■ Stored data
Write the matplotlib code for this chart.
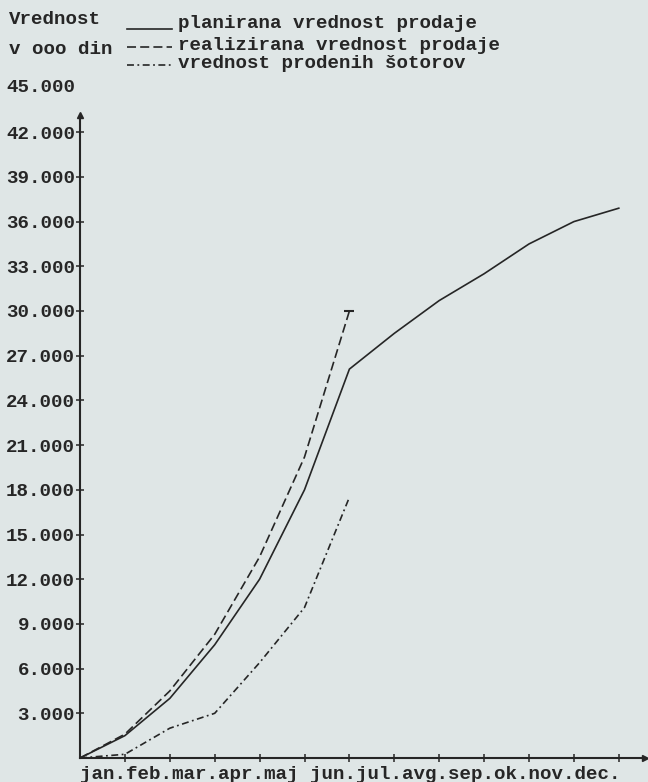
import numpy as np
import matplotlib
matplotlib.use("Agg")
import matplotlib.pyplot as plt
from matplotlib.lines import Line2D

# ---- data (values in 000 din) ----
months = ['jan', 'feb', 'mar', 'apr', 'maj', 'jun', 'jul', 'avg', 'sep', 'ok', 'nov', 'dec']
planned = [0, 1500, 4000, 7600, 12000, 18000, 26100, 28500, 30700, 32500, 34500, 36000, 36900]
realized = [0, 1600, 4500, 8300, 13500, 20200, 30000]
tents = [0, 250, 2000, 3000, 6400, 10100, 17500]
ytick_values = list(range(3000, 45001, 3000))
ytick_labels = [f"{v // 1000}.000" for v in ytick_values]
legend_labels = ["planirana vrednost prodaje",
                 "realizirana vrednost prodaje",
                 "vrednost prodenih šotorov"]
ylabel_lines = ["Vrednost", "v ooo din"]

plt.rcParams['lines.scale_dashes'] = False
BG = '#dfe6e6'
INK = '#262626'
FONT = dict(family=['Liberation Mono', 'DejaVu Sans Mono'], weight='bold', size=13.8)

W, H = 648, 782
fig = plt.figure(figsize=(W / 100, H / 100), dpi=100, facecolor=BG)

def fx(px):
    return px / W

def fy(py):
    return 1 - py / H

# axes: origin at (80, 758) px, x-axis arrow at 645, y-axis arrow at 115
ax = fig.add_axes([fx(80), fy(758), (645 - 80) / W, (758 - 115) / H])
ax.set_facecolor(BG)
px_per_month = 44.9
px_per_1000 = 14.9
ax.set_xlim(0, (645 - 80) / px_per_month)
ax.set_ylim(0, (758 - 115) / px_per_1000 * 1000)

for s in ['top', 'right']:
    ax.spines[s].set_visible(False)
for s in ['left', 'bottom']:
    ax.spines[s].set_color(INK)
    ax.spines[s].set_linewidth(1.5)

# arrow heads
ax.plot(1, 0, marker='>', ms=5, color=INK, transform=ax.get_yaxis_transform(), clip_on=False)
ax.plot(0, 1, marker='^', ms=5, color=INK, transform=ax.get_xaxis_transform(), clip_on=False)

# ticks
ax.set_xticks(np.arange(1, len(months) + 1))
ax.set_xticklabels([])
ax.tick_params(axis='x', direction='inout', length=6, width=1.1, color=INK)
ax.set_yticks(ytick_values[:-1])
ax.set_yticklabels(ytick_labels[:-1], fontdict=FONT, color=INK)
ax.tick_params(axis='y', direction='inout', length=6, width=1.1, color=INK, pad=0.5)
# top label without tick (above the axis arrow)
ax.text(-(5.0) / (645 - 80), ytick_values[-1], ytick_labels[-1], ha='right', va='center',
        transform=ax.get_yaxis_transform(), clip_on=False, color=INK, **FONT)

# month labels, typewriter style
month_text = ".".join(months[:5]) + " " + ".".join(months[5:]) + "."
ax.text(0, -0.012, month_text, ha='left', va='top', transform=ax.transAxes,
        clip_on=False, color=INK, **FONT)

lw = 1.2
dash_style = (0, (6.5, 3.0))
dashdot_style = (0, (5.0, 2.5, 1.3, 2.5))

ax.plot(np.arange(len(planned)), planned, color=INK, lw=lw, solid_joinstyle='miter')
ax.plot(np.arange(len(realized)), realized, color=INK, lw=lw, linestyle=dash_style)
ax.plot(np.arange(len(realized))[-1:], realized[-1:], marker='_', ms=7, mew=1.5, color=INK)
ax.plot(np.arange(len(tents)), tents, color=INK, lw=lw, linestyle=dashdot_style)

# header / legend
fig.text(fx(9), fy(19), ylabel_lines[0], ha='left', va='center', color=INK, **FONT)
fig.text(fx(9), fy(50), ylabel_lines[1], ha='left', va='center', color=INK, **FONT)

styles = ['-', dash_style, dashdot_style]
text_y = [24, 45, 63]
line_y = [29, 47, 65]
for lab, st, ty, ly in zip(legend_labels, styles, text_y, line_y):
    fig.add_artist(Line2D([fx(127), fx(172)], [fy(ly), fy(ly)], color=INK, lw=lw,
                          linestyle=st, transform=fig.transFigure))
    fig.text(fx(178), fy(ty), lab, ha='left', va='center', color=INK, **FONT)

fig.savefig('out.png', dpi=100, facecolor=BG)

■ Problem details
Please quote the lines of the material, beginning with the first and ending with the one that contains "from matplotlib.lines import Line2D", exactly as written and without any pictures.

■ Result for this exercise
Write the matplotlib code for this chart.
import numpy as np
import matplotlib
matplotlib.use("Agg")
import matplotlib.pyplot as plt
from matplotlib.lines import Line2D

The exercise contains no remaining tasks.